**EXERCISE TASK:**
The material below holds pictures; leave them out and reproduce exactly the lines from the one with "Output the web" through the one with "[50, -10], null]", inclusive.

>> begin

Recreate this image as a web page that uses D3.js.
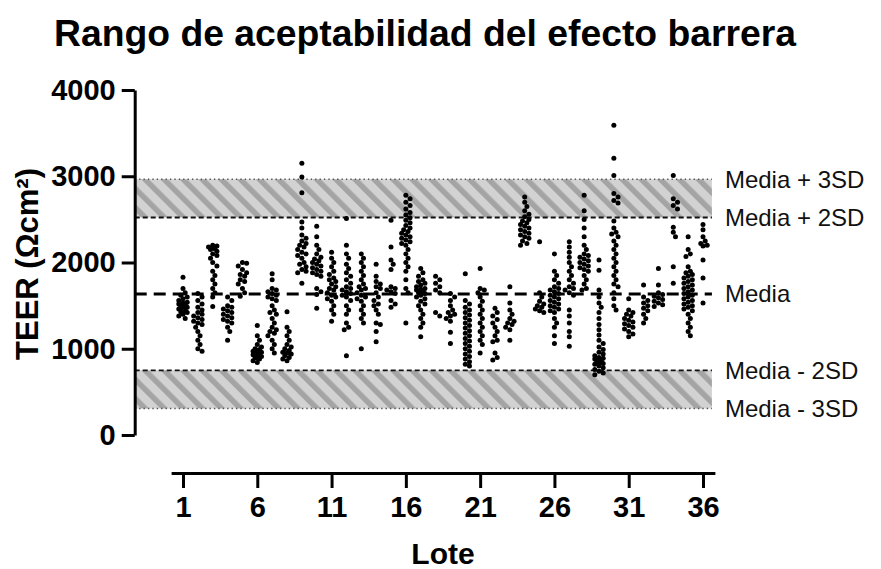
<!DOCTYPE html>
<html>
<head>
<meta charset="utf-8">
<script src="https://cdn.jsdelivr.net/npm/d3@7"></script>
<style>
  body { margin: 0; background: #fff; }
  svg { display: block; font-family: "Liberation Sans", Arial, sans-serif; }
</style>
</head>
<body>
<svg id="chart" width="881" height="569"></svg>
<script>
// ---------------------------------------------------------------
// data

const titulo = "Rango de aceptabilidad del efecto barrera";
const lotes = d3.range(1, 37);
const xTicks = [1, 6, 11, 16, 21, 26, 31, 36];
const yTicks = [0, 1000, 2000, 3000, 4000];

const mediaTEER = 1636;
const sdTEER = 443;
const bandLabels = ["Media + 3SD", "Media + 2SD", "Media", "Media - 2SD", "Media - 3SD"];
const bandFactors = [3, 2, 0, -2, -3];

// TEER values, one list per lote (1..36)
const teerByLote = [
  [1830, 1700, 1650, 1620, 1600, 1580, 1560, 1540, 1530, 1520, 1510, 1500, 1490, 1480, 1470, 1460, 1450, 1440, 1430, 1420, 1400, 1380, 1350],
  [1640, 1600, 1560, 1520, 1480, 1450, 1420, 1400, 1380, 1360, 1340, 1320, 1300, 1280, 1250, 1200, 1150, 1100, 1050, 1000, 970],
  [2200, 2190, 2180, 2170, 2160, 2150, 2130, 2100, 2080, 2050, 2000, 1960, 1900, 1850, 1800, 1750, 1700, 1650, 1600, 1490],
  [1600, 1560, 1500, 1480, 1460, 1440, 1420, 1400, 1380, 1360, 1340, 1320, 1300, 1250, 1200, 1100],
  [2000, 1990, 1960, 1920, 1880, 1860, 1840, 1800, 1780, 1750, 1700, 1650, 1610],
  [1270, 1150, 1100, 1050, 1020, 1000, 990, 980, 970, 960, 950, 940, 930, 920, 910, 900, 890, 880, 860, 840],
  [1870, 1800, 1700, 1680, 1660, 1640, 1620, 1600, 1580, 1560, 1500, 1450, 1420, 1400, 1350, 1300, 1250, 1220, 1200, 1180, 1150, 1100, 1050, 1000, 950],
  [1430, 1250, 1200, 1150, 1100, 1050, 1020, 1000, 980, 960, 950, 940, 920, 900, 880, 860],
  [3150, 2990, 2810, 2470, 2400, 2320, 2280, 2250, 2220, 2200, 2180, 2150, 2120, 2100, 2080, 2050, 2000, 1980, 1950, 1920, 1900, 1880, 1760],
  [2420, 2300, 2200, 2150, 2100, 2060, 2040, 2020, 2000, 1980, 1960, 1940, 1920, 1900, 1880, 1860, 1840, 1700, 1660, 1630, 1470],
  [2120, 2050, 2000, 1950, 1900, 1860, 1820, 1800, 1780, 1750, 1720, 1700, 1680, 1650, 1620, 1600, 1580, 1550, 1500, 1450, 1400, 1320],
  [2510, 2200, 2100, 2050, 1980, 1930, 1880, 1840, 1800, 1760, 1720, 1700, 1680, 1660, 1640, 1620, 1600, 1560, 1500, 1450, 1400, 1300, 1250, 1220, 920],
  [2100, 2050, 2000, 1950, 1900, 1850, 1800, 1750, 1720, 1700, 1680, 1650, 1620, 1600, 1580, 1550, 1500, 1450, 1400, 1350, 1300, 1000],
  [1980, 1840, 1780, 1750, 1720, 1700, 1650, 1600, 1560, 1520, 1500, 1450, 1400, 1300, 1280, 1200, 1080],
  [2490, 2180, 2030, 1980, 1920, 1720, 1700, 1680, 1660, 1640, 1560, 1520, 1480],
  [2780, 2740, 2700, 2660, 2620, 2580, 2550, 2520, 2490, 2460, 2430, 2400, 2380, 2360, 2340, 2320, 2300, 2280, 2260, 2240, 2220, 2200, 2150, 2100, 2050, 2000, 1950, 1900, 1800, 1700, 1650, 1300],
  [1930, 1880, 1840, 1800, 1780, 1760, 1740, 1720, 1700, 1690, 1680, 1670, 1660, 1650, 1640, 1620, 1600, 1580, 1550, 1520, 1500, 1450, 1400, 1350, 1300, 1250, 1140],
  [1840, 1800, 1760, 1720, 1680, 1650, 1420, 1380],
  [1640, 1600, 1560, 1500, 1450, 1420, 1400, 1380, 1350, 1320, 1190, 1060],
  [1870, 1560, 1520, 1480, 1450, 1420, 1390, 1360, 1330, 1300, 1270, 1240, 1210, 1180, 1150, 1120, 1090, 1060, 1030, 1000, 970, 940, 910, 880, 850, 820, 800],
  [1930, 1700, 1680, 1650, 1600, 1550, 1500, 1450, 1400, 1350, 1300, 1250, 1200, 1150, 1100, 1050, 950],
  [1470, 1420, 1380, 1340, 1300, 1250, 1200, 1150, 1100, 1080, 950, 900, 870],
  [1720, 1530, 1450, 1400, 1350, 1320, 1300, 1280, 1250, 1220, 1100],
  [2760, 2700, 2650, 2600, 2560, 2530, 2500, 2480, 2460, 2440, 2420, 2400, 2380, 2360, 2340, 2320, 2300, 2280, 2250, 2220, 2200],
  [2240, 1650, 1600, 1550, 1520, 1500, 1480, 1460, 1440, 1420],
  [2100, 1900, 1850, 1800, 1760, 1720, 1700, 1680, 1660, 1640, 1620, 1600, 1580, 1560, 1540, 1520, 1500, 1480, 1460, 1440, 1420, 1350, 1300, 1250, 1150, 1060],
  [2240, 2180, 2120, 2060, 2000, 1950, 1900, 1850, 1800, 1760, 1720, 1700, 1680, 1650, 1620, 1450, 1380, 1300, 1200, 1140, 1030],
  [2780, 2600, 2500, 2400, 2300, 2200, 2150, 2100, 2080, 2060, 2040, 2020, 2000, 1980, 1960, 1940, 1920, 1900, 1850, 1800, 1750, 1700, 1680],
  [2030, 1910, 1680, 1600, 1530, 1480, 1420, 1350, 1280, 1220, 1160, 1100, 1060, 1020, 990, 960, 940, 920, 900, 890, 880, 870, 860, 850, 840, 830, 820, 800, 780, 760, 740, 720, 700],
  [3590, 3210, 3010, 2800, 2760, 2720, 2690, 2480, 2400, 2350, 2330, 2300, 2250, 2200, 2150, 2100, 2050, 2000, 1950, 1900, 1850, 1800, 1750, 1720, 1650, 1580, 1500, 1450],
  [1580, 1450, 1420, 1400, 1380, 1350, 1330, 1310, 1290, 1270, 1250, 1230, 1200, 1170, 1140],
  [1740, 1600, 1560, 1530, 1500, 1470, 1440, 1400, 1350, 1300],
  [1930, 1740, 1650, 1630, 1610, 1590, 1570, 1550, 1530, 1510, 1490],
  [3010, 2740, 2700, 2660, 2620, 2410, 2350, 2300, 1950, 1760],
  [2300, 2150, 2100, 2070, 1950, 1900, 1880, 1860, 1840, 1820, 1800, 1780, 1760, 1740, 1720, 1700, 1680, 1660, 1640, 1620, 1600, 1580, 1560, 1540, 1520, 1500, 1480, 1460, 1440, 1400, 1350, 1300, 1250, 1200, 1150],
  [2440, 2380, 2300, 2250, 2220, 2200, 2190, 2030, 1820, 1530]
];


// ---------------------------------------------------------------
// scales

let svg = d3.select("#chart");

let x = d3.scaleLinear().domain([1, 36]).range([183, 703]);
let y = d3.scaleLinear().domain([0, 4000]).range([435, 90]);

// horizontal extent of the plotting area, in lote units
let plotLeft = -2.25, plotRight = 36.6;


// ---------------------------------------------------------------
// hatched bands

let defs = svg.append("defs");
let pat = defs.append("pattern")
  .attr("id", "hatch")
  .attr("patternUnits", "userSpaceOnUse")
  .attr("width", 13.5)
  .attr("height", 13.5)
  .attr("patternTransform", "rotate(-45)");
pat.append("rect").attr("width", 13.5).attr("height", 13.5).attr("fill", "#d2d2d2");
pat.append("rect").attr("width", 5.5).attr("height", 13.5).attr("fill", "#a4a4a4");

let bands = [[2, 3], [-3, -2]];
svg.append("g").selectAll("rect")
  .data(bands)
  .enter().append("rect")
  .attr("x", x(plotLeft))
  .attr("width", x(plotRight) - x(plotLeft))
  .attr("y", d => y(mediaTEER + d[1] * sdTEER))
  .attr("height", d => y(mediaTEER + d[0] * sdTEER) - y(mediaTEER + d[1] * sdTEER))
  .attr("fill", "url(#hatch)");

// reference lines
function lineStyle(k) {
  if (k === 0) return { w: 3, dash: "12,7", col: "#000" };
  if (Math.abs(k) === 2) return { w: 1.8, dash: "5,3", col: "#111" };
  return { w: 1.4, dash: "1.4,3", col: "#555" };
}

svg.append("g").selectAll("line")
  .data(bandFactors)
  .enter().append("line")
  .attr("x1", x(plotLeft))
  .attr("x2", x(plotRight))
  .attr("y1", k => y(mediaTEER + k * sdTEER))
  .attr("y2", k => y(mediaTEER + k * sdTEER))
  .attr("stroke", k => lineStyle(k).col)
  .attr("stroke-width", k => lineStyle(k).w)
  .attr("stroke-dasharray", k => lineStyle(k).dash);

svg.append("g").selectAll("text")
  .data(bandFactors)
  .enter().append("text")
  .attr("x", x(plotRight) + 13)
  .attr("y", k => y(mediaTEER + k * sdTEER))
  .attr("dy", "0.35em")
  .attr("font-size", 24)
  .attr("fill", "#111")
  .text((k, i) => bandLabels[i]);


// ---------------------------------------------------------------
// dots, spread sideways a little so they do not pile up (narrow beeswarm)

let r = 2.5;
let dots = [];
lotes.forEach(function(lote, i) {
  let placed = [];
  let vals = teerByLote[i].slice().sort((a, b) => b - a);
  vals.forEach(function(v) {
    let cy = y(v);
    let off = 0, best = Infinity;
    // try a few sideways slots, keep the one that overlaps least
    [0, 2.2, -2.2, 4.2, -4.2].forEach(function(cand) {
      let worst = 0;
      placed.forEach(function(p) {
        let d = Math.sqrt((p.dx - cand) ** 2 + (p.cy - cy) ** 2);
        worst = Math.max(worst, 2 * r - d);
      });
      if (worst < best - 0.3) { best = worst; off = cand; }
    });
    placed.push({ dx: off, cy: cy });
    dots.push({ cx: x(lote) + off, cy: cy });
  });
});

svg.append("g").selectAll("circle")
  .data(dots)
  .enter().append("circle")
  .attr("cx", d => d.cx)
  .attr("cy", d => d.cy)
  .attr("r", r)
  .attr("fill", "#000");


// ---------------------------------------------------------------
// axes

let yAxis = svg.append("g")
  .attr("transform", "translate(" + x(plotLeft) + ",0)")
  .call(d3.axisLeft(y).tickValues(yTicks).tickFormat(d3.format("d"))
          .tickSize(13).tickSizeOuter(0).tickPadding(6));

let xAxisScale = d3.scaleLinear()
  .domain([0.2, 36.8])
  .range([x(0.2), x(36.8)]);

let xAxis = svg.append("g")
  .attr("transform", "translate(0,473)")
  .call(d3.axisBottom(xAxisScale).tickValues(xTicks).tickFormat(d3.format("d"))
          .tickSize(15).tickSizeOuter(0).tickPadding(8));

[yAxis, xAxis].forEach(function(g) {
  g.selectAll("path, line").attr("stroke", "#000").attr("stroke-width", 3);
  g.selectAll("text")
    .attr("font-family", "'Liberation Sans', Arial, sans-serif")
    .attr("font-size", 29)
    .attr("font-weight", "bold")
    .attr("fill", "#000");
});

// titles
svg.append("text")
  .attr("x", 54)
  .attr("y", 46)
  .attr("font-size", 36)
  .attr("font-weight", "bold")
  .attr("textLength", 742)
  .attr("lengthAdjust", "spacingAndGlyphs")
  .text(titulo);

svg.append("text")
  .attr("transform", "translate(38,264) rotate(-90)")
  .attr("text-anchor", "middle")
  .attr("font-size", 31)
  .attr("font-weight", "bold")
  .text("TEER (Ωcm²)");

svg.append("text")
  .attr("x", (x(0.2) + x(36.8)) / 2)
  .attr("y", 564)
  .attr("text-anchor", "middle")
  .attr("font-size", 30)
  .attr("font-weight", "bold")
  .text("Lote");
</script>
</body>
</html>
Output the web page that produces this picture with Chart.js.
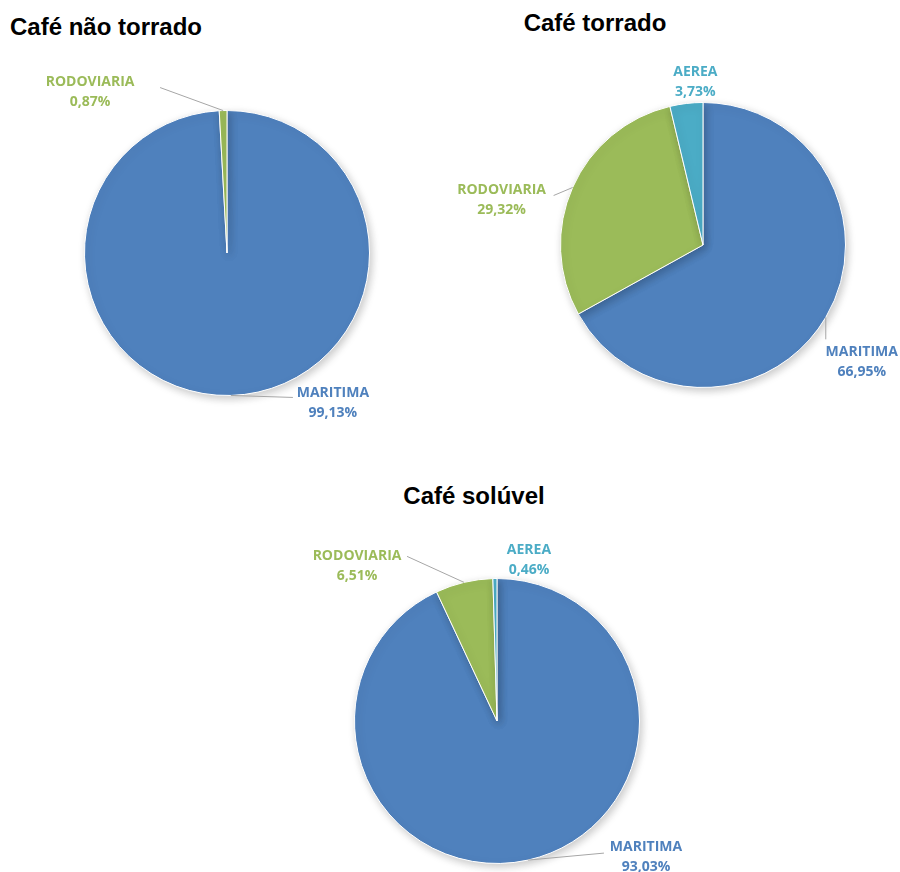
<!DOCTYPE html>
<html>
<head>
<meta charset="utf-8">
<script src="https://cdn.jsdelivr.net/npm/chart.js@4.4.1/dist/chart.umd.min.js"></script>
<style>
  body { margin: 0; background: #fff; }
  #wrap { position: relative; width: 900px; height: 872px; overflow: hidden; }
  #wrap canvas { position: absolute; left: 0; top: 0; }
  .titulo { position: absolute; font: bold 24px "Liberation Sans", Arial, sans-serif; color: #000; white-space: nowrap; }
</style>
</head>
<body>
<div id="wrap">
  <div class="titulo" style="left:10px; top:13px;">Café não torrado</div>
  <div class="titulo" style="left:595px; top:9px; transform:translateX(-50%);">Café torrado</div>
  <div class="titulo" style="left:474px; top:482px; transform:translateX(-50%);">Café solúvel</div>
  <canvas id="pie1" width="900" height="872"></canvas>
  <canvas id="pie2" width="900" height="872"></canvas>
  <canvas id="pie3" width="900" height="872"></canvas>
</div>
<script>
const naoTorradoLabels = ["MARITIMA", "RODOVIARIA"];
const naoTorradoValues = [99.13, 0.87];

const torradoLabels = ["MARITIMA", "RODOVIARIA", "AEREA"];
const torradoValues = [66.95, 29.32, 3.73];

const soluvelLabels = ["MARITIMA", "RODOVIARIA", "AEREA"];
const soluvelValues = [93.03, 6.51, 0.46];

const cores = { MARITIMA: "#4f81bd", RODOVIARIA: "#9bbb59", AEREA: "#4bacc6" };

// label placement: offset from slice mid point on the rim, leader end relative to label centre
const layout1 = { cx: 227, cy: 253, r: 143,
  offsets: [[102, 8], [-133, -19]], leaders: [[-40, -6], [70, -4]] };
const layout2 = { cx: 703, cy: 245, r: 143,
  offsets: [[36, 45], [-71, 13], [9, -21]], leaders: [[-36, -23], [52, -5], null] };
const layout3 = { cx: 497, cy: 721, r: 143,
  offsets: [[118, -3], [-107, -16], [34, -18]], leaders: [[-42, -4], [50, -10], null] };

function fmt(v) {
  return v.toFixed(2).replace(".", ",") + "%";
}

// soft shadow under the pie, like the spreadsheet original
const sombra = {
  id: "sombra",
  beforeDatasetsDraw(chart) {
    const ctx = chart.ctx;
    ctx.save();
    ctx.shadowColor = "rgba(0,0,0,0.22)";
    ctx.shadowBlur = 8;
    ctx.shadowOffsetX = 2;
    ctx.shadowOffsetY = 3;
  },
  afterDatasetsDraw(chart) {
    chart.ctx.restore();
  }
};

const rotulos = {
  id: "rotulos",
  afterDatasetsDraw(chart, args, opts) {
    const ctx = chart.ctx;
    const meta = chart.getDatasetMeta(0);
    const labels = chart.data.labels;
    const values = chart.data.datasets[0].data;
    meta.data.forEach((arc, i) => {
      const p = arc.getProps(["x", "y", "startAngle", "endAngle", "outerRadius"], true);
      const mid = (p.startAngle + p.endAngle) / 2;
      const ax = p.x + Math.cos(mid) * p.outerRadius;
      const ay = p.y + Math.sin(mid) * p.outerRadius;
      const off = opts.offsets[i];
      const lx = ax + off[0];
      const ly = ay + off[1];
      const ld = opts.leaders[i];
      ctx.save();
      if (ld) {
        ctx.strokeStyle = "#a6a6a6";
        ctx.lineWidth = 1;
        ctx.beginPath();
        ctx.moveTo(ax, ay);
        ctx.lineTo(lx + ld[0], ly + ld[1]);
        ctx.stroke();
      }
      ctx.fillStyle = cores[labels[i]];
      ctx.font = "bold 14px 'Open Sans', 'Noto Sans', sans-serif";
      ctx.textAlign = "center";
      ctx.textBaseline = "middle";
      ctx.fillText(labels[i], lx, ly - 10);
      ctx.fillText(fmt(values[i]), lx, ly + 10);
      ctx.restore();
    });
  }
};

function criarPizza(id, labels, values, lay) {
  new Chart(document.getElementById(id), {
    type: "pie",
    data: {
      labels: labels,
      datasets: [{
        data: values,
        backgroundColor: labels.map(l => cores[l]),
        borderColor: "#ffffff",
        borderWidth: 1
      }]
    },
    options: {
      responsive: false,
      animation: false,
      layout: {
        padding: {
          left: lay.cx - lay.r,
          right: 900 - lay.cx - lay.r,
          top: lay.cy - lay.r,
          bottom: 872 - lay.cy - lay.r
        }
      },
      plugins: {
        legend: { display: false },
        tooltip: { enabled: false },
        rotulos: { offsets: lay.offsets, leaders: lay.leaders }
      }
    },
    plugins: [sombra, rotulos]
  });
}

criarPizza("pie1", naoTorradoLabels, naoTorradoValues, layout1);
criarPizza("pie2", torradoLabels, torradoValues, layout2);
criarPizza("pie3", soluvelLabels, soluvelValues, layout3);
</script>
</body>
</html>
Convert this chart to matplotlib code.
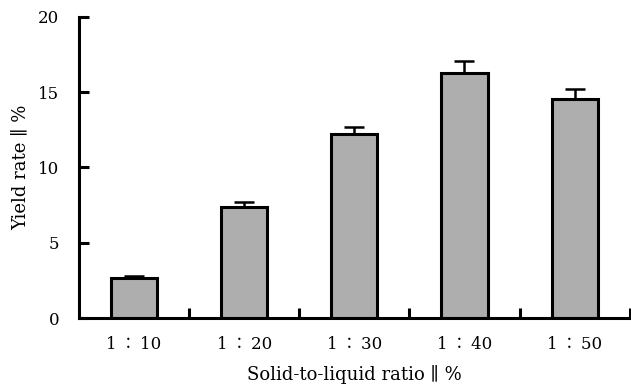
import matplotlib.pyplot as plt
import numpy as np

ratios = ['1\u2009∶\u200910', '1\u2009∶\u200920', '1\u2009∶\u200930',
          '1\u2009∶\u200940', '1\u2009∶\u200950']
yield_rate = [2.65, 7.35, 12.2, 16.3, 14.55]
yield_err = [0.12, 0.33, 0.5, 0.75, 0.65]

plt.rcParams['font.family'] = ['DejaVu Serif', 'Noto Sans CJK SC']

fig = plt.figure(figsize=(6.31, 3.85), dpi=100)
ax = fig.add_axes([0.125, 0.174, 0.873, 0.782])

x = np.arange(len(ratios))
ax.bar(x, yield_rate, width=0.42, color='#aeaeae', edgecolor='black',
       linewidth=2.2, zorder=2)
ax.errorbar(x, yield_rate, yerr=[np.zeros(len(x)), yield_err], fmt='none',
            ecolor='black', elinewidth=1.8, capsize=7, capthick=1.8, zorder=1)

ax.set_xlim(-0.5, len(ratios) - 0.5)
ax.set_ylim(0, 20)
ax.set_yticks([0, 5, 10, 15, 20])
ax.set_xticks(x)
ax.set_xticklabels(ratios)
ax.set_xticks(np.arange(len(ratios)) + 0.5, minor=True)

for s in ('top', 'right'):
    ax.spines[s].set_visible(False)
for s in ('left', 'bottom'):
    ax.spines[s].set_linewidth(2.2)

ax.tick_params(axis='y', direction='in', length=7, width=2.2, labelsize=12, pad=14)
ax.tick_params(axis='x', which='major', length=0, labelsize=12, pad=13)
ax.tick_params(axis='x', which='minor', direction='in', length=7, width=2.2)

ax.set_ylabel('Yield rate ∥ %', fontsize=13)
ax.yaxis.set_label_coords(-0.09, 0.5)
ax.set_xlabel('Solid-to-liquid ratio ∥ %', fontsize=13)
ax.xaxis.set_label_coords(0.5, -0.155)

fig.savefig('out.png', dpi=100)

>> end

**EXERCISE OUTPUT:**
Output the web page that produces this picture with Chart.js.
<!DOCTYPE html>
<html>
<head>
<meta charset="utf-8">
<script src="https://cdn.jsdelivr.net/npm/chart.js@4.4.1/dist/chart.umd.min.js"></script>
<style>
  body { margin: 0; background: #fff; }
  #wrap { position: relative; width: 900px; height: 872px; overflow: hidden; }
  #wrap canvas { position: absolute; left: 0; top: 0; }
  .titulo { position: absolute; font: bold 24px "Liberation Sans", Arial, sans-serif; color: #000; white-space: nowrap; }
</style>
</head>
<body>
<div id="wrap">
  <div class="titulo" style="left:10px; top:13px;">Café não torrado</div>
  <div class="titulo" style="left:595px; top:9px; transform:translateX(-50%);">Café torrado</div>
  <div class="titulo" style="left:474px; top:482px; transform:translateX(-50%);">Café solúvel</div>
  <canvas id="pie1" width="900" height="872"></canvas>
  <canvas id="pie2" width="900" height="872"></canvas>
  <canvas id="pie3" width="900" height="872"></canvas>
</div>
<script>
const naoTorradoLabels = ["MARITIMA", "RODOVIARIA"];
const naoTorradoValues = [99.13, 0.87];

const torradoLabels = ["MARITIMA", "RODOVIARIA", "AEREA"];
const torradoValues = [66.95, 29.32, 3.73];

const soluvelLabels = ["MARITIMA", "RODOVIARIA", "AEREA"];
const soluvelValues = [93.03, 6.51, 0.46];

const cores = { MARITIMA: "#4f81bd", RODOVIARIA: "#9bbb59", AEREA: "#4bacc6" };

// label placement: offset from slice mid point on the rim, leader end relative to label centre
const layout1 = { cx: 227, cy: 253, r: 143,
  offsets: [[102, 8], [-133, -19]], leaders: [[-40, -6], [70, -4]] };
const layout2 = { cx: 703, cy: 245, r: 143,
  offsets: [[36, 45], [-71, 13], [9, -21]], leaders: [[-36, -23], [52, -5], null] };
const layout3 = { cx: 497, cy: 721, r: 143,
  offsets: [[118, -3], [-107, -16], [34, -18]], leaders: [[-42, -4], [50, -10], null] };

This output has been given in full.